Now, look at our example. What happens if you go to /contact/us? You’ll get a 404. Fine. But what about /about/ (with a trailing slash)? You’ll get a 404. Wait, what? This is ServeMux’s first “quirky” design choice. A pattern like /about is registered as an exact path. It does not implicitly handle trailing slashes or subpaths.

To handle a trailing slash, you have to be explicit. A pattern ending in a slash, like /about/, is treated as a subtree. It will match /about/ and any path beneath it, like /about/team, /about/company/history, etc.

mux.HandleFunc("/about/", func(w http.ResponseWriter, r *http.Request) {
    fmt.Fprintf(w, "You're at the about subtree: %s", r.URL.Path)
})

Now, /about/ works and /about/team will show “You’re at the about subtree: /about/team”. But /about (without the slash) will still 404. You’ve effectively created two different routes.
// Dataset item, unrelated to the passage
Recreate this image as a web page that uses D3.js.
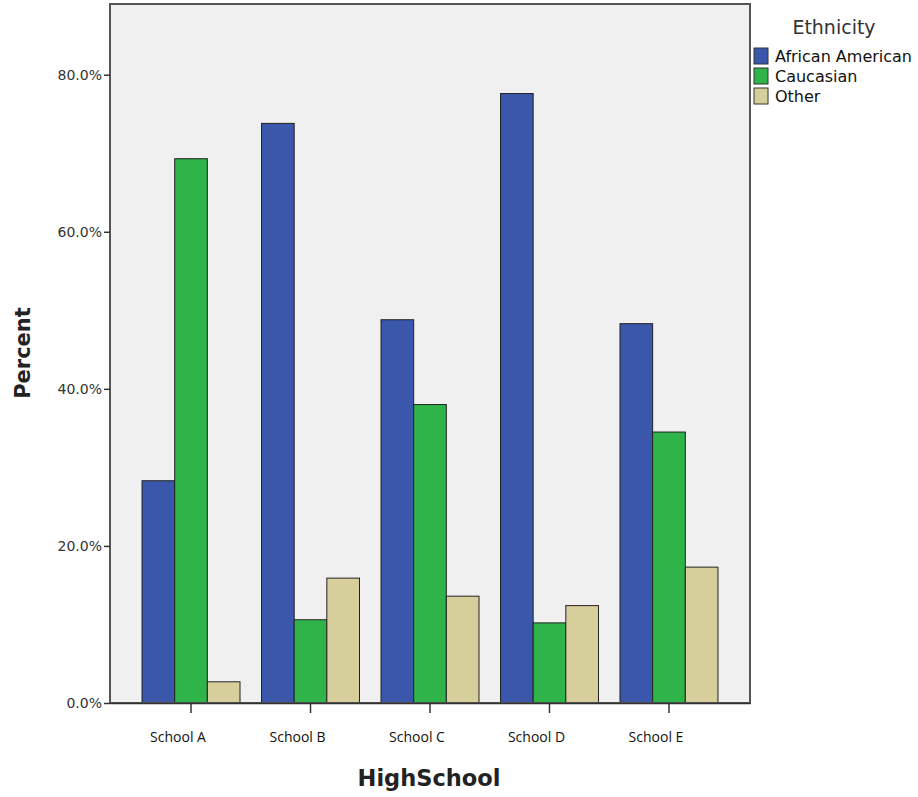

This is a common footgun. The best practice is to decide on a convention (with or without a trailing slash) and redirect users to the canonical version. You often see this on the web; go to example.com/about and it redirects you to example.com/about/ or vice versa.

Here’s the hierarchy of patterns, from most specific to least:

  1. /images/foo.png (fixed path)
  2. /images/ (subtree)
  3. / (the root subtree, which catches everything)

Which brings us to the next point…

The Catch-All Root Pattern

You saw we registered /. In ServeMux, a pattern of / is the catch-all. It matches every single request that hasn’t been matched by a longer, more specific pattern. This is why the order of registration doesn’t matter—the Mux always picks the longest matching pattern, not the first one.

This is brilliant in its simplicity. You don’t have to worry about the order you add routes. But it also means you must be cautious: if you register / early on, you might think your new /admin route is broken, when in reality, the / pattern is happily handling the request for /admin because it’s longer than, well, nothing. Always register your specific routes first, even though the mux will sort them correctly by length.

Host-Specific Routing

This is a killer feature many people miss. You can prefix your patterns with a hostname. This is perfect for routing api.yourdomain.com and yourdomain.com to different sets of handlers, all within the same ServeMux.

mux.HandleFunc("api.example.com/", func(w http.ResponseWriter, r *http.Request) {
    fmt.Fprintln(w, "Welcome to the JSON API, you beautiful developer.")
})
mux.HandleFunc("example.com/", func(w http.ResponseWriter, r *http.Request) {
    fmt.Fprintln(w, "<h1>Welcome to our website!</h1>")
})

The pattern matching logic applies here too. The longest host+path pattern wins. This keeps you from needing a separate reverse proxy or router just for this common use case. It’s elegant and powerful.

When ServeMux Isn’t Enough

For all its strengths, ServeMux is deliberately minimal. It matches on the path. That’s it. It doesn’t match based on HTTP method (GET, POST, etc.). A route you register for /users will be called for a GET, a POST, a DELETE, a request from a bored alien with a custom method—everything. You have to handle method dispatch inside your handler by checking r.Method. This is the Go way: explicit over implicit.

It also doesn’t support variables in the path out of the box (like /users/{id}). You can do it with a trailing-slash pattern and parsing the path yourself, but it’s clunky. If you need that, you’ll likely graduate to a third-party router like gorilla/mux or chi. But for many, many APIs and websites, http.ServeMux is more than capable. Its simplicity is its greatest asset. You understand exactly what it’s doing, with no magic. And in software, the least magic is often the best magic.